Da quando hanno smesso di testare i farmaci sugli animali, hanno iniziato con le persone. Mi viene da pensare che questa cultura di esagerato rispetto per gli animali venga manipolata dall'alto a fini torbidi, destinati a macabre ricadute sul genere umano che porterebbero a uno sfoltimento della popolazione mondiale.
Anche in passato l'uomo ha applicato violenza sugli animali al fine di renderli sottomessi a lui. La castrazione del toro ne è un esempio. Teniamo conto di un fatto, ossia che l'uomo ha sempre temuto fin dalla notte dei tempi ciò che appariva sproporzionatamente grosso e grande in rapporto a lui. Il rapporto tra l'uomo e il mastodontico è sempre stato a svantaggio del primo. Ciò a seguito di cataclismi come il diluvio universale o di crolli di fianchi di montagne, così come si pensa anche al seguito di un confronto diretto con esseri di altra specie umana come i giganti, che hanno sedimentato nell'uomo paure ancestrali.
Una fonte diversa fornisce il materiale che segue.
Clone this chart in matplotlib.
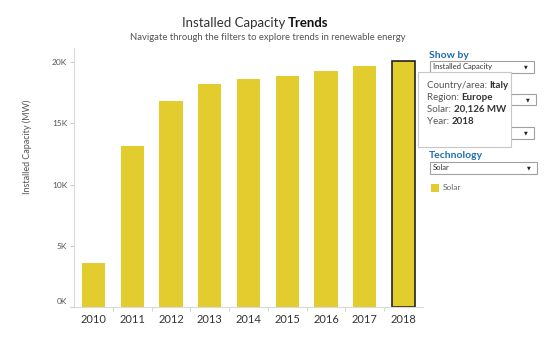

Ancora oggi si usa in riferimento a una persona molto alta e massiccia l'espressione "bestione" che ha sì il suo valore spregiativo, ma altresì rende l'idea di un corpo sgraziato. La grazia, risposta concessa da Dio all'umiltà, ben rappresentata nella donna, tiene conto del senso di misura espresso dalle proporzioni anche fisiche. La grazia si esprime in ciò che è minuto e che quindi riflette l'appartenenza al suo Creatore. La castità deriva dall'incrocio con la misura e la grazia ed è altro dalla verginità. Per capire cosa s'intende per "casta" dobbiamo ricondurci ancora una volta ai bovini e al significato di "castrato".
Il toro giovane castrato diventa bue. Acquista quella disciplina interiore prima ignorata. "Castrato" e "casto" si appartengono e danno luogo a riflessioni interessanti. Abbiamo visto come il primo stimoli a rappresentazioni mortificanti di disciplinata libertà. Il chiostro è uno spazio di libertà all'interno del convento. Il casto è colui che riacquista il senso della moderazione che va a congiungersi con la grazia. Il casto è quindi il puro non sotto l'aspetto sessuale, ma in base alle virtù intrinseche che moderano ogni eccesso.
La castità è dei beati ma è soprattutto in rapporto alla donna che matura la sua pienezza di significato.
Nel Rinascimento in cui tutto veniva smussato nell'impavida ricerca della misura in tutte le cose, la castità si risveglia nella pittura trasparendo da volti e da espressioni della donna appena pronunciate, che non sommuovono. La ritroviamo nelle opere di alto profilo pittorico di allora, in Leonardo, in Raffaello e negli altri. Il senso di misura percepito dalla Gioconda che rivela un attento studio sulle luci e sulle ombre riconduce al sapore di castità il cui esempio in natura è sublimalmente rappresentato dalla schiusura di un bocciolo di rosa. Ridere è una forma di violazione della castità che assume importanza macroscopica già nel Medioevo. Il sorriso esprime castità perché eleva e non è frutto di alcuna smoderazione.
"Casta" lo leghiamo anche a "catasta": una forma di impilamento di doghe e travi che quindi spinge verso l'alto. L'accatastamento prevede un ordine preciso anche se volgarmente un qualsiasi cumulo di materiale riposto viene definito catasta. L'ufficio del Catasto si occupa di protocollare i documenti relativi agli immobili di proprietà. La castità è un valore che la castellana o qualsiasi dama coniugata nel Medioevo non dovrebbe assolutamente trasgredire. La rende libera perché matura da sé stessa e dall'educazione ricevuta che lei lascia esprimere senza eccessi.